Sfuggire alla falsa alternativa

La seconda ragione prioritaria è il tema posto anche da Edgar Morin, a conclusione del citato articolo, dove si chiede “come trovare la via da percorrere tra debolezza colpevole e intervento irresponsabile?” Questo è il punto: come sfuggire alla falsa alternativa necessaria tra il rispondere irresponsabilmente alla guerra con più guerra e più armi oppure rimanere colpevolmente inermi. La risposta, in qualche modo, è accennata e contraddetta allo stesso tempo da Mancuso, il quale associa il “resistere in modo non violento mediante forme di disobbedienza civile” all’atteggiamento di chi è disposto “a piegarsi all’invasore accettando la sottomissione”. Un’equazione inconcepibile se fatta da chi, nell’articolo di qualche giorno prima aveva citato, seppur frammentariamente, addirittura Mohandas K. Gandhi. Su un piano etico e politico infatti, è almeno proprio dalla liberazione indiana dall’imperialismo britannico guidata da Gandhi che sappiamo che è possibile mettere in campo direttamente – e sostenere indirettamente – altri metodi di lotta e resistenza, dove i fini siano coincidenti con i mezzi utilizzati. Che sono tutt’altro che forme di sottomissione: hanno forse accettato di piegarsi nella sottomissione al razzismo gli afroamericani guidati da Martin Luther King nella lotta nonviolenta per i diritti civili? Vito Mancuso pensa davvero questo? Giusto per fare un esempio tra i tanti possibili…

Sostenere la resistenza civile, non armata e nonviolenta

Non si pretende, naturalmente, di decidere la forma di resistenza del popolo ucraino, ma i governi europei – se fossero coscienti dei rischi ai quali stanno sottoponendo l’umanità e non fossero subordinati agli apparati militari-industriali della Nato – dovrebbero promuovere e sostenere proprio la resistenza civile, non armata e nonviolenta di quel popolo, anziché versare benzina sul fuoco con l’invio di ulteriori armi nello scenario di guerra favorendone la rapida escalation. Non si tratta di coltivare visioni utopiche ma di rifarsi ad esperienze storiche concrete ed efficaci, come per esempio la resistenza danese durante l’occupazione nazista: il governo decise di non contrapporre alla potenza di fuoco della wehrmacht il piccolo esercito danese ed il popolo organizzò una grande e significativa resistenza non armata. Ne scrive anche Hannah Arendt ne La banalità del male: “L’aspetto politicamente e psicologicamente più interessante di tutta questa vicenda è forse costituito dal comportamento delle autorità tedesche insediate in Danimarca, dal loro evidente sabotaggio degli ordini che giungevano da Berlino. A quel che si sa, fu questa l’unica volta che i nazisti incontrarono una resistenza aperta, e il risultato fu a quanto pare che quelli di loro che vi si trovarono coinvolti cambiarono mentalità. Non vedevano più lo sterminio di un intero popolo come una cosa ovvia. Avevano urtato in una resistenza basata su saldi principi, e la loro durezza si era sciolta come ghiaccio al sole permettendo il riaffiorare, sia pur timido, di un po’ di vero coraggio. (…). Su questa storia” – che salvò, unico paese in Europa, il 98% degli ebrei danesi (ndr), continua Arendt – “si dovrebbero tenere lezioni obbligatorie in tutte le università ove vi sia una facoltà di scienze politiche, per dare un’idea della potenza enorme della nonviolenza e della resistenza passiva, anche se l’avversario è violento e dispone di mezzi infinitamente superiori”.

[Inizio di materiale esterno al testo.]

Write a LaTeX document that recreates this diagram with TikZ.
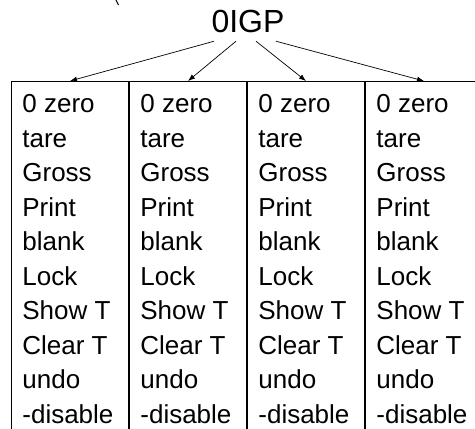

Costruire il futuro anziché ripetere il passato

In attesa di fare lezioni in tutte le università – e magari, come chiedono da decenni i movimenti per il disarmo e la nonviolenza, di costituire i “corpi civili di pace”, capaci di fare interposizione non armata e nonviolenta tra le parti in conflitto, prima che degenerino in guerra aperta – un primo passo concreto per spingere le parti al necessario negoziato, anziché a spararsi sempre di più, è quello di dare sostegno, accoglienza e voce agli obiettori di coscienza ed ai disertori di entrambi i fronti che rimangono in questo momento gli unici “saltatori di muri, costruttori di ponti, esploratori di frontiera” (Alex Langer). Per questo perseguitati da entrambi i governi e ignorati dal resto del mondo. Infine, scrive ancora il professor Mancuso nell’articolo del 6 marzo, banalizzando la situazione come non ci si aspetterebbe da lui: “se un bambino viene malmenato da un energumeno non è che io non intervengo perché se no costui si arrabbia ancora di più”: avendo anni di esperienza educativa dietro le spalle, anche in situazioni conflittuali complesse, posso assicurare che qualunque educatore intervenisse in un’aggressione di un “energumeno” nei confronti di un bambino fornendo strumenti contundenti al bambino per menare anche lui – anziché agire immediatamente per separarli ed avviare la de-escalation del conflitto, prima di stabilire torti e ragioni – sarebbe licenziato in tronco. E sui tragici esempi che gli adulti continuano a fornire ai più giovani, affrontando ancora i conflitti con la violenza e con le armi, mentre si chiede a loro di non farlo, ci sarebbe da aprire un altro capitolo di profonda riflessione. Proiettata a costruire il futuro, anziché a ripetere ossessivamente il passato.